2020-09-17 - Portal, API, SNAPMobile Outage (Resolved)
Table of Contents
Event Description: ACS001 HDD Full
Event Start Time: 2020-09-17 10:31 EST
Event End Time: 2020-09-17 11:58 EST
RFO Issue Date: 2020-09-18
Affected Services
Portals and SNAPmobile
- Users unable to login into SNAPmobile and Portal.
Event Summary
On September 17th, 2020, Portal and SNAPmobile were unavailable. Inbound and outbound calls processed normally.
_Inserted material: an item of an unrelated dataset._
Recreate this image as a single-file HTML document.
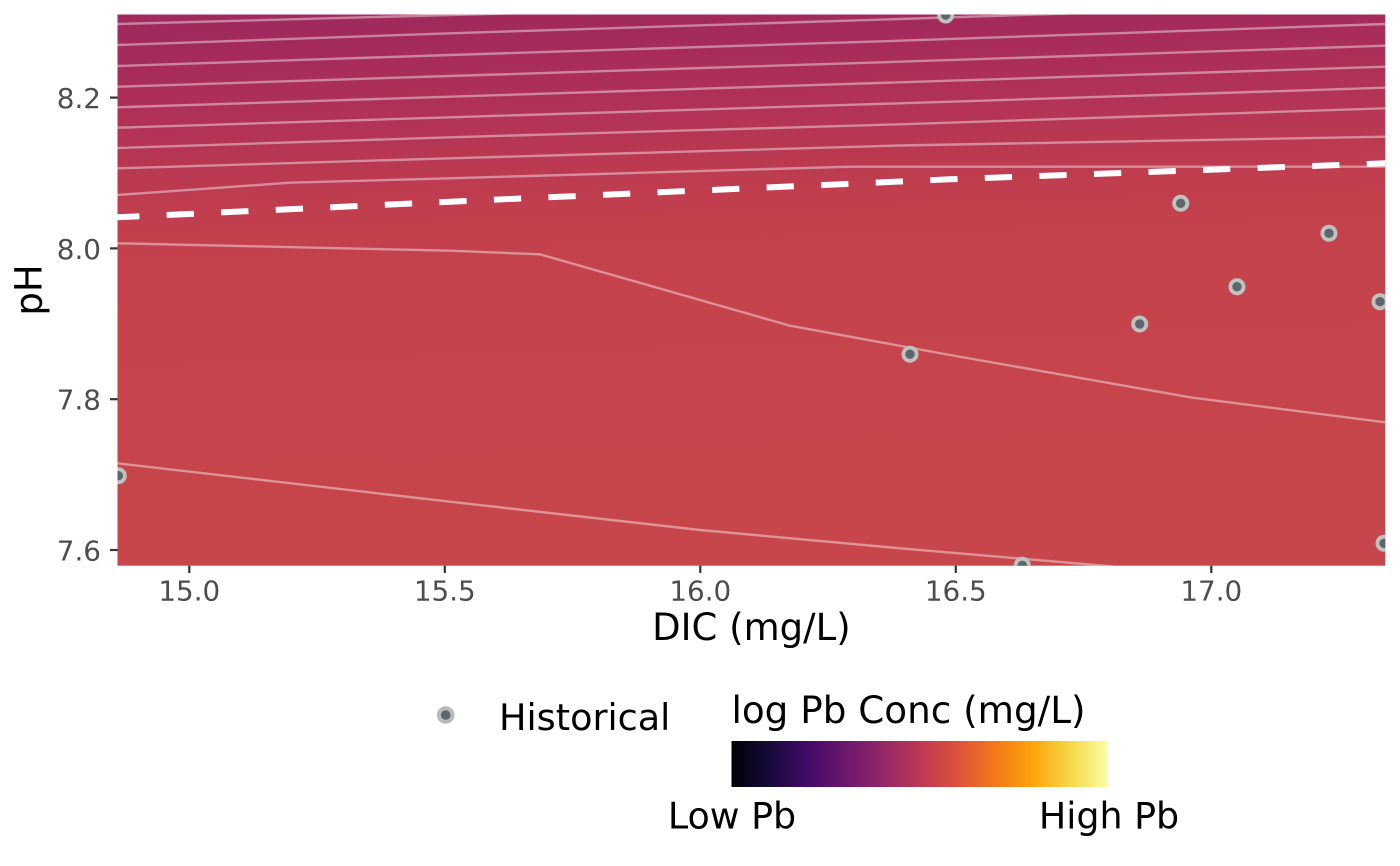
<!DOCTYPE html>
<html>
<head>
<meta charset="utf-8">
<style>
  html, body { margin: 0; padding: 0; background: #ffffff; }
  svg { display: block; }
  text { font-family: "DejaVu Sans", "Liberation Sans", sans-serif; }
</style>
</head>
<body>
<svg width="1400" height="866" viewBox="0 0 1400 866" xmlns="http://www.w3.org/2000/svg">
  <defs>
    <linearGradient id="bg" gradientUnits="userSpaceOnUse" x1="700" y1="14" x2="719" y2="566">
      <stop offset="0" stop-color="#A0295D"/>
      <stop offset="0.047" stop-color="#A52B5C"/>
      <stop offset="0.12" stop-color="#AC2F58"/>
      <stop offset="0.192" stop-color="#B33455"/>
      <stop offset="0.264" stop-color="#BA3951"/>
      <stop offset="0.318" stop-color="#BF3D4E"/>
      <stop offset="0.39" stop-color="#C3414C"/>
      <stop offset="0.52" stop-color="#C5434B"/>
      <stop offset="1" stop-color="#C7464B"/>
    </linearGradient>
    <linearGradient id="inferno" x1="0" y1="0" x2="1" y2="0">
      <stop offset="0" stop-color="#000004"/>
      <stop offset="0.1" stop-color="#160B39"/>
      <stop offset="0.2" stop-color="#420A68"/>
      <stop offset="0.3" stop-color="#6A176E"/>
      <stop offset="0.4" stop-color="#932667"/>
      <stop offset="0.5" stop-color="#BC3754"/>
      <stop offset="0.6" stop-color="#DD513A"/>
      <stop offset="0.7" stop-color="#F37819"/>
      <stop offset="0.8" stop-color="#FCA50A"/>
      <stop offset="0.9" stop-color="#F6D746"/>
      <stop offset="1" stop-color="#FCFFA4"/>
    </linearGradient>
    <clipPath id="panel">
      <rect x="117.5" y="14.5" width="1267.8" height="551.2"/>
    </clipPath>
  </defs>

  <!-- Panel background -->
  <rect x="117.5" y="14.5" width="1267.8" height="551.2" fill="url(#bg)"/>

  <g clip-path="url(#panel)">
    <!-- contour lines -->
    <g fill="none" stroke="#ffffff" stroke-opacity="0.42" stroke-width="2.4" stroke-linejoin="round">
      <polyline points="117.5,24 450,15 600,11"/>
      <polyline points="117.5,45 450,33.3 900,19 1100,12.5"/>
      <polyline points="117.5,66 450,55 900,40.7 1385.3,24"/>
      <polyline points="117.5,86.7 450,76 900,61.7 1385.3,45.7"/>
      <polyline points="117.5,107.3 450,96.7 900,82.3 1385.3,66.7"/>
      <polyline points="117.5,127.7 450,117.3 900,103.3 1385.3,87.7"/>
      <polyline points="117.5,148 450,137.3 900,124.3 1385.3,108.3"/>
      <polyline points="117.5,168.3 450,158.3 900,145.5 1385.3,136.7"/>
      <polyline points="117.5,195 290,182.7 450,178.3 850,166.7 1385.3,166.7"/>
      <polyline points="117.5,243.3 450,250.7 540,254.3 790,325.7 950,355 1190,397.3 1385.3,422.3"/>
      <polyline points="117.5,463.3 450,501.7 700,530 900,548.3 1113,566.5"/>
    </g>

    <!-- dashed threshold line -->
    <polyline points="112.1,217.55 450,201.7 950,179.3 1390,163.1" fill="none" stroke="#ffffff" stroke-width="6" stroke-dasharray="27.3 27.3"/>

    <!-- Historical points -->
    <g fill="#5F666B" stroke="#C0C1C1" stroke-width="3.8">
      <circle cx="945.7" cy="15" r="6.6"/>
      <circle cx="1180.7" cy="203.3" r="6.6"/>
      <circle cx="1329" cy="233.3" r="6.6"/>
      <circle cx="1237" cy="286.7" r="6.6"/>
      <circle cx="1380" cy="301.7" r="6.6"/>
      <circle cx="1139.7" cy="324" r="6.6"/>
      <circle cx="910" cy="354.2" r="6.6"/>
      <circle cx="118.3" cy="475.7" r="6.6"/>
      <circle cx="1022.3" cy="565.3" r="6.6"/>
      <circle cx="1384" cy="543.3" r="6.6"/>
    </g>
  </g>

  <!-- Axis ticks -->
  <g stroke="#333333" stroke-width="2.2">
    <line x1="110" y1="97.6" x2="117.5" y2="97.6"/>
    <line x1="110" y1="248.4" x2="117.5" y2="248.4"/>
    <line x1="110" y1="399.2" x2="117.5" y2="399.2"/>
    <line x1="110" y1="550" x2="117.5" y2="550"/>
    <line x1="189.3" y1="565.7" x2="189.3" y2="573"/>
    <line x1="444.8" y1="565.7" x2="444.8" y2="573"/>
    <line x1="700.3" y1="565.7" x2="700.3" y2="573"/>
    <line x1="955.8" y1="565.7" x2="955.8" y2="573"/>
    <line x1="1211.3" y1="565.7" x2="1211.3" y2="573"/>
  </g>

  <!-- Y tick labels -->
  <g font-size="27.8" fill="#4D4D4D" text-anchor="end">
    <text x="101" y="108">8.2</text>
    <text x="101" y="258.8">8.0</text>
    <text x="101" y="409.6">7.8</text>
    <text x="101" y="560.4">7.6</text>
  </g>

  <!-- X tick labels -->
  <g font-size="27.8" fill="#4D4D4D" text-anchor="middle">
    <text x="189.3" y="600.5">15.0</text>
    <text x="444.8" y="600.5">15.5</text>
    <text x="700.3" y="600.5">16.0</text>
    <text x="955.8" y="600.5">16.5</text>
    <text x="1211.3" y="600.5">17.0</text>
  </g>

  <!-- Axis titles -->
  <text x="751.4" y="640" font-size="37" fill="#000000" text-anchor="middle">DIC (mg/L)</text>
  <text transform="translate(41.7,290) rotate(-90)" font-size="37" fill="#000000" text-anchor="middle">pH</text>

  <!-- Legend: Historical -->
  <circle cx="445.7" cy="715" r="6.8" fill="#5F666B" stroke="#B9BABB" stroke-width="4"/>
  <text x="499" y="730" font-size="36.6" fill="#000000">Historical</text>

  <!-- Legend: colorbar -->
  <text x="731.5" y="723" font-size="37.3" fill="#000000">log Pb Conc (mg/L)</text>
  <rect x="731.5" y="741" width="376.5" height="46" fill="url(#inferno)"/>
  <text x="732" y="828.3" font-size="36.4" fill="#000000" text-anchor="middle">Low Pb</text>
  <text x="1109" y="828.3" font-size="36.4" fill="#000000" text-anchor="middle">High Pb</text>
</svg>
</body>
</html>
Other mobile apps and services not affected.
Event Timeline (All times 24-hour format, EST)
September 17th, 2020
- 10:31 NOC identified ACS portals not responding
- 10:32 Tier 3 began reviewing logs
- 10:33 Portals redirected to alternate servers
- 10:35 Partner notifications sent out
- 10:40 Restarted web services allowing access to portals. But still unable to login
- 10:43 Tier 4 engaged
- 11:10 Identified errant databases causing corruption
- 11:15 Engaged vendor support
- 11:30 Moved DB entries and logs that were causing corruption. Restored services
- 11:34 Confirmed Portals and SNAPmobile were restored to full functionality
Root Cause Analysis
One of the databases required for portal and API functionality had become overloaded creating log files that quickly filled the available storage extremely quickly.
Future Preventative Action
Configuration changes were made to allow for offloading of the older tables and adjustments were made to the frequency of the pruning. Additional monitors were created to notify our NOC earlier in case symptoms were to arise again.